Conrad traces the doctrine of jury nullification from it roots in England up to the present. Although opponents of jury nullification often point to the civil rights era when some all-white juries refused to convict whites accused of brutalizing and killing blacks, Conrad notes that jury nullification was also used to protect people who were prosecuted under the Fugitive Slave Act in the years before the Civil War. Jurors routinely refused to convict people who were helping slaves attain their freedom.

Yet over the last century and a half, the power of jurors has been derided and ignored by American courts, to the point that today few jurors are aware that an important part of their role is, in the words of the Supreme Court, to “prevent oppression by the government.” Several state constitutions explicitly say that juries shall have the power to judge the law as well as the facts in criminal cases, but those provisions have been watered down by judicial rulings.
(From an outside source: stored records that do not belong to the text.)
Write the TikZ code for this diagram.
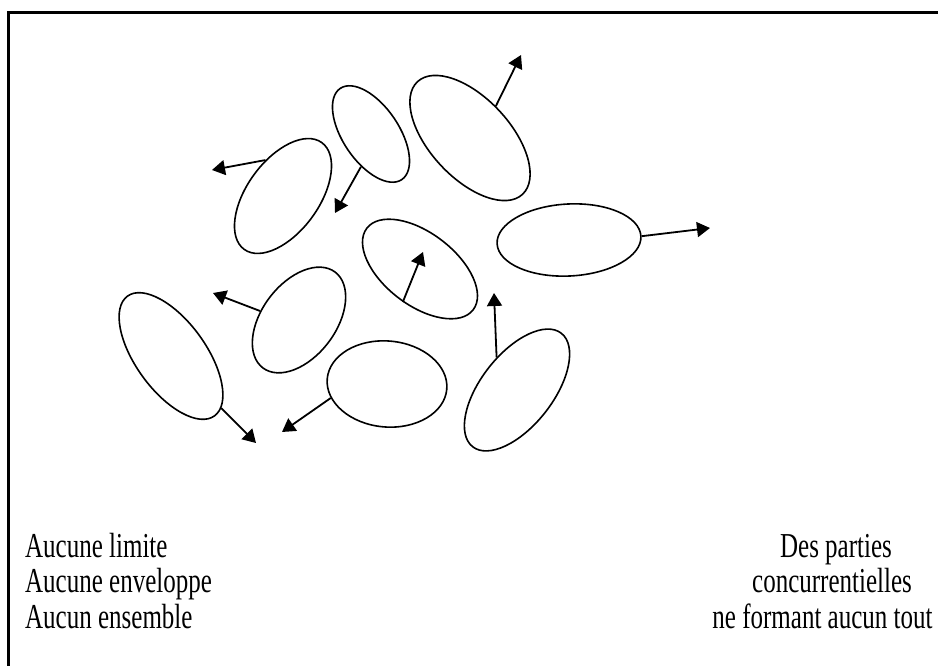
\documentclass[tikz,border=0pt]{standalone}
\usepackage{fontspec}
\setmainfont{Liberation Serif}
\usetikzlibrary{shapes.geometric,arrows.meta}

\tikzset{
  cell/.style={ellipse, draw, line width=1.6pt, inner sep=0pt},
  push/.style={line width=1.8pt, -{Triangle[length=13pt,width=15pt]}},
  caption/.style={inner sep=0pt, font=\fontsize{25}{30}\selectfont},
}
\newcommand{\tall}[1]{\scalebox{1}[1.4]{#1}}

\begin{document}
\begin{tikzpicture}[x=1pt,y=-1pt]
  \useasboundingbox (0,0) rectangle (938,666);

  % frame
  \draw[line width=3pt] (8.5,680) |- (950,12.5);

  % scattered parts
  \node[cell, minimum width=132pt, minimum height=72pt, rotate=54]  (e1) at (283,196) {};
  \node[cell, minimum width=110pt, minimum height=56pt, rotate=-56] (e2) at (371,134) {};
  \node[cell, minimum width=154pt, minimum height=80pt, rotate=-47] (e3) at (470,138) {};
  \node[cell, minimum width=134pt, minimum height=72pt, rotate=-37.5] (e4) at (420,269) {};
  \node[cell, minimum width=144pt, minimum height=72pt, rotate=3]   (e5) at (569,240) {};
  \node[cell, minimum width=144pt, minimum height=72pt, rotate=52]  (e6) at (517,390) {};
  \node[cell, minimum width=120pt, minimum height=86pt, rotate=-5]  (e7) at (387,384) {};
  \node[cell, minimum width=120pt, minimum height=74pt, rotate=53]  (e8) at (299,320) {};
  \node[cell, minimum width=148pt, minimum height=70pt, rotate=-54] (e9) at (171,356) {};

  % arrow tips
  \coordinate (t1) at (212,170);
  \coordinate (t2) at (335,213);
  \coordinate (t3) at (521,55);
  \coordinate (t4) at (423,252);
  \coordinate (t5) at (710,228);
  \coordinate (t6) at (494,293);
  \coordinate (t7) at (282,432);
  \coordinate (t8) at (213,293);
  \coordinate (t9) at (256,443);

  \draw[push] (e1.62)    -- (t1);
  \draw[push] (e2.-51.9) -- (t2);
  \draw[push] (e3.98.6)  -- (t3);
  \draw[push] (e4.-80)   -- (t4);
  \draw[push] (e5.0)     -- (t5);
  \draw[push] (e6.70)    -- (t6);
  \draw[push] (e7.199.4) -- (t7);
  \draw[push] (e8.114.5) -- (t8);
  \draw[push] (e9.8.4)   -- (t9);

  % captions
  \node[caption, anchor=base west] (l1) at (25,557) {\tall{Aucune limite}};
  \node[caption, anchor=base west] (l2) at (25,592.5) {\tall{Aucune enveloppe}};
  \node[caption, anchor=base west] (l3) at (25,628) {\tall{Aucun ensemble}};

  \node[caption, anchor=base] (r1) at (836,557) {\tall{Des parties}};
  \node[caption, anchor=base] (r2) at (832,592.5) {\tall{concurrentielles}};
  \node[caption, anchor=base] (r3) at (822.5,628) {\tall{ne formant aucun tout}};
\end{tikzpicture}
\end{document}
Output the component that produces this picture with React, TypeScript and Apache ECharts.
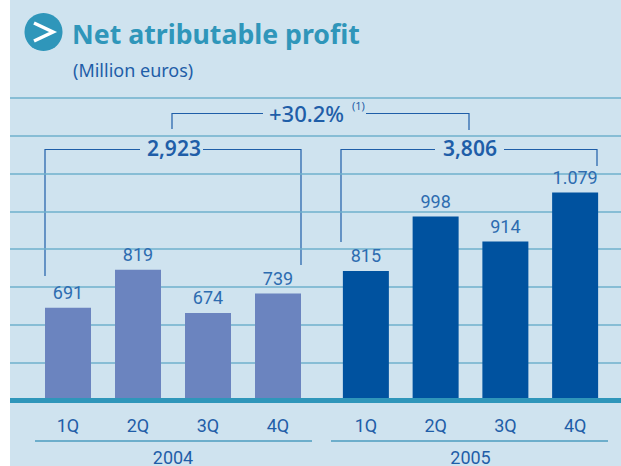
import React, { useEffect, useRef } from "react";
import * as echarts from "echarts";

const quarters = ["1Q", "2Q", "3Q", "4Q"];
const values2004 = [691, 819, 674, 739];
const values2005 = [815, 998, 914, 1079];
const labels2004 = ["691", "819", "674", "739"];
const labels2005 = ["815", "998", "914", "1.079"];
const axisMin = 381;
const axisMax = 1397;
const axisStep = 127;

const BLUE = "#1f5ea8";
const TEAL = "#2f96ba";
const NARROW = "Roboto, sans-serif";
const SANS = "'Noto Sans', sans-serif";

const bracket = (points: number[][]) => ({
  type: "polyline",
  silent: true,
  shape: { points },
  style: { stroke: "#1f5ea8", lineWidth: 1.2, fill: "none" },
});
const text = (x: number, y: number, t: string, fontSize: number, fontWeight: any, fill: string, fontFamily = SANS, textAlign = "left") => ({
  type: "text",
  x,
  y,
  style: { text: t, fontSize, fontWeight, fill, fontFamily, textAlign, textVerticalAlign: "middle" },
});

export default function App() {
  const ref = useRef<HTMLDivElement>(null);
  useEffect(() => {
    document.body.style.margin = "0";
    document.body.style.background = "#fff";
    const chart = echarts.init(ref.current!, undefined, { renderer: "svg" });
    const yHidden = { type: "value", min: axisMin, max: axisMax, axisLabel: { show: false }, axisTick: { show: false }, axisLine: { show: false }, splitLine: { show: false } };
    const xBase = {
      type: "category",
      data: quarters,
      axisTick: { show: false },
      axisLine: { show: false },
      axisLabel: { color: BLUE, fontSize: 18, margin: 16, fontFamily: NARROW },
    };
    const barSeries = (idx: number, data: number[], labels: string[], color: string) => ({
      type: "bar",
      xAxisIndex: idx,
      yAxisIndex: idx,
      data,
      barWidth: 46,
      itemStyle: { color },
      label: {
        show: true,
        position: "top",
        distance: 6,
        color: "#2d6cb0",
        fontSize: 18,
        fontFamily: NARROW,
        formatter: (p: any) => labels[p.dataIndex],
      },
    });
    chart.setOption({
      animation: false,
      grid: [
        { left: 10, right: 0, top: 98, bottom: 66, outerBoundsMode: "none" },
        { left: 33, width: 280, top: 98, bottom: 66, outerBoundsMode: "none" },
        { left: 331, width: 279, top: 98, bottom: 66, outerBoundsMode: "none" },
      ],
      xAxis: [
        { type: "category", gridIndex: 0, data: [""], axisTick: { show: false }, axisLabel: { show: false }, axisLine: { show: true, lineStyle: { color: TEAL, width: 5, cap: "butt" } }, z: 5 },
        { ...xBase, gridIndex: 1, name: "2004", nameLocation: "middle", nameGap: 48, nameTextStyle: { color: BLUE, fontSize: 18, fontFamily: NARROW } },
        { ...xBase, gridIndex: 2, name: "2005", nameLocation: "middle", nameGap: 48, nameTextStyle: { color: BLUE, fontSize: 18, fontFamily: NARROW } },
      ],
      yAxis: [
        { type: "value", gridIndex: 0, min: axisMin, max: axisMax, interval: axisStep, axisLabel: { show: false }, axisTick: { show: false }, axisLine: { show: false }, splitLine: { show: true, lineStyle: { color: "#6fb1cd", width: 1.5 } } },
        { ...yHidden, gridIndex: 1 },
        { ...yHidden, gridIndex: 2 },
      ],
      series: [
        barSeries(1, values2004, labels2004, "#6b84bf"),
        barSeries(2, values2005, labels2005, "#00529f"),
      ],
      graphic: [
        { type: "circle", shape: { cx: 43.5, cy: 32, r: 19 }, style: { fill: TEAL } },
        { type: "polyline", shape: { points: [[34, 23], [53, 32], [34, 41]] }, style: { stroke: "#fff", lineWidth: 3.5, fill: "none" } },
        text(72, 33, "Net atributable profit", 26.7, 700, TEAL),
        text(73, 70, "(Million euros)", 18, 400, BLUE),
        bracket([[172, 129], [172, 113.5], [263, 113.5]]),
        bracket([[366, 113.5], [469, 113.5], [469, 130]]),
        text(269, 113, "+30.2%", 22, 500, BLUE),
        text(352, 105, "(1)", 11, 400, BLUE),
        bracket([[45, 276], [45, 149.5], [140, 149.5]]),
        bracket([[203, 149.5], [301, 149.5], [301, 265]]),
        text(147, 148, "2,923", 21, 600, BLUE),
        bracket([[341, 242], [341, 149.5], [435, 149.5]]),
        bracket([[504, 149.5], [597, 149.5], [597, 166]]),
        text(443, 148, "3,806", 21, 600, BLUE),
        { type: "line", shape: { x1: 35, y1: 441, x2: 312, y2: 441 }, style: { stroke: "#4d9cbf", lineWidth: 1.5 } },
        { type: "line", shape: { x1: 331, y1: 441, x2: 608, y2: 441 }, style: { stroke: "#4d9cbf", lineWidth: 1.5 } },
      ],
    });
    return () => chart.dispose();
  }, []);
  return (
    <div
      ref={ref}
      style={{ width: 621, height: 466, background: "linear-gradient(to right,#fff 10px,#cfe3ef 10px)" }}
    />
  );
}
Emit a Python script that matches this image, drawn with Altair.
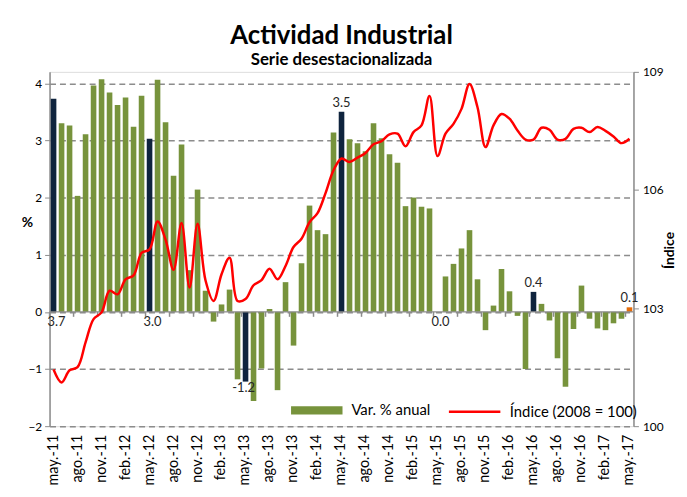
import altair as alt
import pandas as pd

# ---------------- data ----------------
abbr = ["ene.", "feb.", "mar.", "abr.", "may.", "jun.", "jul.", "ago.", "sep.", "oct.", "nov.", "dic."]
meses = [f"{abbr[(4 + i) % 12]}-{11 + (4 + i) // 12}" for i in range(73)]

var_anual = [3.73, 3.30, 3.26, 2.03, 3.11, 3.96, 4.07, 3.84, 3.62, 3.75, 3.24, 3.78,
             3.03, 4.06, 3.32, 2.38, 2.93, 0.73, 2.14, 0.37, -0.17, 0.13, 0.39, -1.18,
             -1.22, -1.56, -0.99, 0.05, -1.37, 0.52, -0.59, 0.85, 1.86, 1.43, 1.36, 3.14,
             3.50, 3.02, 2.95, 2.81, 3.30, 3.04, 2.76, 2.61, 1.85, 2.00, 1.84, 1.81,
             0.00, 0.62, 0.84, 1.11, 1.43, 0.57, -0.32, 0.11, 0.75, 0.36, -0.07, -1.00,
             0.35, 0.14, -0.15, -0.81, -1.31, -0.30, 0.46, -0.12, -0.29, -0.32, -0.20, -0.12,
             0.08]

indice = [101.44, 101.11, 101.42, 101.50, 102.13, 102.72, 102.89, 103.44, 103.35, 103.73, 103.83, 104.40,
          104.49, 105.20, 104.74, 103.97, 105.16, 103.52, 105.14, 103.70, 103.18, 103.86, 104.28, 103.18,
          103.23, 103.58, 103.71, 104.00, 103.73, 104.07, 104.55, 104.76, 105.18, 105.41, 105.92, 106.50,
          106.80, 106.71, 106.82, 106.94, 107.16, 107.24, 107.41, 107.43, 107.11, 107.47, 107.64, 108.39,
          106.86, 107.43, 107.68, 108.06, 108.69, 108.10, 107.09, 107.64, 107.93, 107.81, 107.51, 107.28,
          107.28, 107.58, 107.53, 107.28, 107.30, 107.55, 107.58, 107.47, 107.60, 107.50, 107.36, 107.19,
          107.30]

destacados = ["may.-11", "may.-12", "may.-13", "may.-14", "may.-15", "may.-16"]
ultimo = "may.-17"

etiquetas = {"may.-11": "3.7", "may.-12": "3.0", "may.-13": "-1.2", "may.-14": "3.5",
             "may.-15": "0.0", "may.-16": "0.4", "may.-17": "0.1"}
etiq_base = ["may.-11", "may.-12", "may.-15"]     # written under the zero line
etiq_abajo = ["may.-13"]                           # under a negative bar
etiq_arriba = ["may.-14", "may.-16", "may.-17"]    # above the bar

meses_eje = meses[::3]

serie_bar = "Var. % anual"
serie_lin = "Índice (2008 = 100)"

# ---------------- table ----------------
df = pd.DataFrame({"mes": meses, "var": var_anual, "indice": indice})
df["tipo"] = [("ultimo" if m == ultimo else "destacado" if m in destacados else serie_bar) for m in meses]
df["etiqueta"] = [etiquetas.get(m, "") for m in meses]
df["cero"] = 0.0
df["serie"] = serie_lin

FONT = "Lato"
GRIS = "#8C8C8C"

xax = alt.Axis(values=meses_eje, labelAngle=-90, domain=False, ticks=False, grid=False,
               title=None, labelFontSize=14.5, labelPadding=8, labelColor="black", labelFont=FONT)
xenc = alt.X("mes:N", sort=meses, scale=alt.Scale(paddingInner=0.3, paddingOuter=0.15), axis=xax)

yscale = alt.Scale(domain=[-2, 4.2], nice=False, zero=False)
yax = alt.Axis(values=[-2, -1, 0, 1, 2, 3, 4], grid=True, gridDash=[6, 4], gridColor=GRIS, gridWidth=1.5,
               domainColor=GRIS, domainWidth=1.5, tickColor=GRIS, tickSize=5, labelFontSize=12,
               labelColor="black", labelFont=FONT, labelPadding=3,
               title="%", titleAngle=0, titleX=-23, titleY=152, titleFontSize=14, titleFont=FONT,
               titleFontWeight="bold", titleAlign="center", titleBaseline="middle", titleColor="black")

base = alt.Chart(df)

bars = base.mark_bar().encode(
    x=xenc,
    y=alt.Y("var:Q", scale=yscale, axis=yax),
    y2=alt.Y2("cero:Q"),
    color=alt.Color("tipo:N",
                    scale=alt.Scale(domain=[serie_bar, "destacado", "ultimo"],
                                    range=["#77933C", "#0F243E", "#E46C0A"]),
                    legend=alt.Legend(values=[serie_bar], orient="none", legendX=244, legendY=316,
                                      title=None, symbolType="M-1,-0.16H1V0.16H-1Z", symbolSize=2704,
                                      symbolStrokeWidth=0, symbolOpacity=1, labelFontSize=15,
                                      labelFont=FONT, labelColor="black", labelOffset=9, padding=0)),
)

zero_rule = base.mark_rule(color=GRIS, strokeWidth=1.5).encode(
    y=alt.Y("cero:Q", scale=yscale, axis=yax),
).transform_filter(alt.datum.mes == meses[0])

ticks0 = base.mark_rule(color=GRIS, strokeWidth=1.5, xOffset=-4.04, y2Offset=5).encode(
    x=xenc,
    y=alt.Y("cero:Q", scale=yscale, axis=yax),
    y2=alt.Y2("cero:Q"),
).transform_filter(alt.FieldOneOfPredicate(field="mes", oneOf=meses_eje))

txt_style = dict(fontSize=13, font=FONT, color="#262626")
t_arriba = base.mark_text(baseline="bottom", dy=-2, **txt_style).encode(
    x=xenc, y=alt.Y("var:Q", scale=yscale, axis=yax), text="etiqueta:N"
).transform_filter(alt.FieldOneOfPredicate(field="mes", oneOf=etiq_arriba))
t_base = base.mark_text(baseline="top", dy=4, dx=3, **txt_style).encode(
    x=xenc, y=alt.Y("cero:Q", scale=yscale, axis=yax), text="etiqueta:N"
).transform_filter(alt.FieldOneOfPredicate(field="mes", oneOf=etiq_base))
t_abajo = base.mark_text(baseline="top", dy=1, dx=-2, **txt_style).encode(
    x=xenc, y=alt.Y("var:Q", scale=yscale, axis=yax), text="etiqueta:N"
).transform_filter(alt.FieldOneOfPredicate(field="mes", oneOf=etiq_abajo))

left = alt.layer(bars, zero_rule, ticks0, t_arriba, t_base, t_abajo)

line = base.mark_line(interpolate="catmull-rom", strokeWidth=2.5).encode(
    x=xenc,
    y=alt.Y("indice:Q", scale=alt.Scale(domain=[100, 109], nice=False, zero=False),
            axis=alt.Axis(orient="right", values=[100, 103, 106, 109], grid=False, domainColor=GRIS,
                          domainWidth=1.5, tickColor=GRIS, tickSize=5, labelFontSize=12, labelFont=FONT,
                          labelColor="black", labelPadding=4,
                          title="Índice", titleAngle=270, titleX=36, titleY=180, titleFontSize=14,
                          titleFont=FONT, titleFontWeight="bold", titleAlign="center",
                          titleBaseline="middle", titleColor="black")),
    stroke=alt.Stroke("serie:N", scale=alt.Scale(domain=[serie_lin], range=["#FF0000"]),
                      legend=alt.Legend(orient="none", legendX=402, legendY=316, title=None,
                                        symbolType="stroke", symbolSize=2704, symbolStrokeWidth=2.5,
                                        labelFontSize=15, labelFont=FONT, labelColor="black",
                                        labelOffset=8, padding=0)),
)

chart = alt.layer(left, line).resolve_scale(y="independent").properties(
    width=590, height=358,
    title=alt.Title("Actividad Industrial", subtitle="Serie desestacionalizada", anchor="middle",
                    fontSize=26, font=FONT, fontWeight="bold", color="black",
                    subtitleFontSize=17, subtitleFont=FONT, subtitleFontWeight="bold",
                    subtitleColor="black", subtitlePadding=3, offset=-2),
    autosize=alt.AutoSizeParams(type="none"),
    padding={"left": 42, "top": 62, "right": 46, "bottom": 65},
).configure_view(fill="#D9D9D9", stroke=None).configure(background="white")

chart.save("out.html", embed_options={"renderer": "svg", "actions": False})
Jury Nullification has drawn much praise. Randy Barnett of the Boston University School of Law says, “This is the most important book on the independence of juries since Lysander Spooner’s Trial by Jury in 1852. It is meticulously researched and balanced. The enjoyment of reading it stems as much from the beauty of Clay Conrad’s writing as from the comprehensiveness of his analysis and the fascinating and important nature of his subject.” Stephen B. Presser of the Northwestern University School of Law says, “Mr. Conrad’s book is sure to become the standard work on jury nullification. It is the best and most informed defense of the notion that jurors have the right as well as the power to depart from the instructions of the judge that I have encountered.”

Conrad is currently an attorney in private practice in Houston, Texas. He previously served as a staff attorney for the Texas Criminal Defense Lawyers Association.